_WHAT IS BEING ASKED_
Transcribe the full listing exactly, and drop every picture.

☆ ☆ ☆ ☆

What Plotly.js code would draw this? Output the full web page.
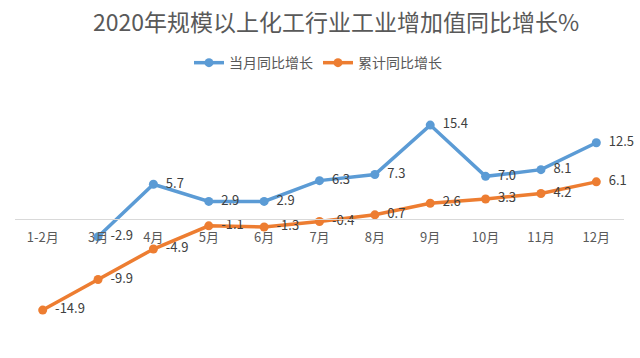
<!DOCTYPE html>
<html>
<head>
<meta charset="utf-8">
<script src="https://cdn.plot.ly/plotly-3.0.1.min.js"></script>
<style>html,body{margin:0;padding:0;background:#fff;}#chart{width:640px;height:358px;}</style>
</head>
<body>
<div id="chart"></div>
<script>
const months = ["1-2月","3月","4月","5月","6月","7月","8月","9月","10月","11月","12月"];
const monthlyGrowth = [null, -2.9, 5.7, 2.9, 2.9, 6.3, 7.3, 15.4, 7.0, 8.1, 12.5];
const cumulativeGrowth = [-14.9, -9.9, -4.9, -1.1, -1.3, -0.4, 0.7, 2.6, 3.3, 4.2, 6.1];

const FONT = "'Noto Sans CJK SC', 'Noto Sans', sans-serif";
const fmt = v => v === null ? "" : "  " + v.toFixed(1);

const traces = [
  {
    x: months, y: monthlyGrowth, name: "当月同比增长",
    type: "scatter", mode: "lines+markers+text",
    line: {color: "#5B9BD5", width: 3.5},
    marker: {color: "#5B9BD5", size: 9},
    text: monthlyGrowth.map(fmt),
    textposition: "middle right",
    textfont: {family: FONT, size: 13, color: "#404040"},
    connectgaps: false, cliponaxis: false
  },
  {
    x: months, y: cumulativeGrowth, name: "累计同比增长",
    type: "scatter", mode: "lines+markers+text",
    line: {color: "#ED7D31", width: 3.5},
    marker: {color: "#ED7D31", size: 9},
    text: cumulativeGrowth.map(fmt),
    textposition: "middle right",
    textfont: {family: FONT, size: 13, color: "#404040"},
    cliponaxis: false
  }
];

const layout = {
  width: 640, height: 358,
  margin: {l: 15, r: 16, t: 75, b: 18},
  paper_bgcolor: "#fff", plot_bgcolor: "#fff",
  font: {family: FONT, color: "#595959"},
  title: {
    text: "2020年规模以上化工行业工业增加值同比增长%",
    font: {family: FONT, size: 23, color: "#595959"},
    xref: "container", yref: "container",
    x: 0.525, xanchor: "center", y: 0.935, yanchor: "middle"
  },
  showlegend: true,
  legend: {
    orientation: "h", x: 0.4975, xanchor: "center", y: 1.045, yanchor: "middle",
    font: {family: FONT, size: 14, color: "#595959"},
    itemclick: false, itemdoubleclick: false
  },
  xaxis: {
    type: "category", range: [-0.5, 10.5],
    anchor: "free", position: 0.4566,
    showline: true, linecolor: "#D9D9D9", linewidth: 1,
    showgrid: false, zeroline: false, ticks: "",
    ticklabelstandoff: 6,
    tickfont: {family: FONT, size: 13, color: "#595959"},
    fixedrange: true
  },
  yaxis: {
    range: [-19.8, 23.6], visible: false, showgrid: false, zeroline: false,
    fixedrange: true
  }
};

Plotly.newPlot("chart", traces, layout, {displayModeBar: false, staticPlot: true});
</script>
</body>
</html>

☆ ☆ ☆ ☆

_TASK SOLUTION_
What Plotly.js code would draw this? Output the full web page.
<!DOCTYPE html>
<html>
<head>
<meta charset="utf-8">
<script src="https://cdn.plot.ly/plotly-3.0.1.min.js"></script>
<style>html,body{margin:0;padding:0;background:#fff;}#chart{width:640px;height:358px;}</style>
</head>
<body>
<div id="chart"></div>
<script>
const months = ["1-2月","3月","4月","5月","6月","7月","8月","9月","10月","11月","12月"];
const monthlyGrowth = [null, -2.9, 5.7, 2.9, 2.9, 6.3, 7.3, 15.4, 7.0, 8.1, 12.5];
const cumulativeGrowth = [-14.9, -9.9, -4.9, -1.1, -1.3, -0.4, 0.7, 2.6, 3.3, 4.2, 6.1];

const FONT = "'Noto Sans CJK SC', 'Noto Sans', sans-serif";
const fmt = v => v === null ? "" : "  " + v.toFixed(1);

const traces = [
  {
    x: months, y: monthlyGrowth, name: "当月同比增长",
    type: "scatter", mode: "lines+markers+text",
    line: {color: "#5B9BD5", width: 3.5},
    marker: {color: "#5B9BD5", size: 9},
    text: monthlyGrowth.map(fmt),
    textposition: "middle right",
    textfont: {family: FONT, size: 13, color: "#404040"},
    connectgaps: false, cliponaxis: false
  },
  {
    x: months, y: cumulativeGrowth, name: "累计同比增长",
    type: "scatter", mode: "lines+markers+text",
    line: {color: "#ED7D31", width: 3.5},
    marker: {color: "#ED7D31", size: 9},
    text: cumulativeGrowth.map(fmt),
    textposition: "middle right",
    textfont: {family: FONT, size: 13, color: "#404040"},
    cliponaxis: false
  }
];

const layout = {
  width: 640, height: 358,
  margin: {l: 15, r: 16, t: 75, b: 18},
  paper_bgcolor: "#fff", plot_bgcolor: "#fff",
  font: {family: FONT, color: "#595959"},
  title: {
    text: "2020年规模以上化工行业工业增加值同比增长%",
    font: {family: FONT, size: 23, color: "#595959"},
    xref: "container", yref: "container",
    x: 0.525, xanchor: "center", y: 0.935, yanchor: "middle"
  },
  showlegend: true,
  legend: {
    orientation: "h", x: 0.4975, xanchor: "center", y: 1.045, yanchor: "middle",
    font: {family: FONT, size: 14, color: "#595959"},
    itemclick: false, itemdoubleclick: false
  },
  xaxis: {
    type: "category", range: [-0.5, 10.5],
    anchor: "free", position: 0.4566,
    showline: true, linecolor: "#D9D9D9", linewidth: 1,
    showgrid: false, zeroline: false, ticks: "",
    ticklabelstandoff: 6,
    tickfont: {family: FONT, size: 13, color: "#595959"},
    fixedrange: true
  },
  yaxis: {
    range: [-19.8, 23.6], visible: false, showgrid: false, zeroline: false,
    fixedrange: true
  }
};

Plotly.newPlot("chart", traces, layout, {displayModeBar: false, staticPlot: true});
</script>
</body>
</html>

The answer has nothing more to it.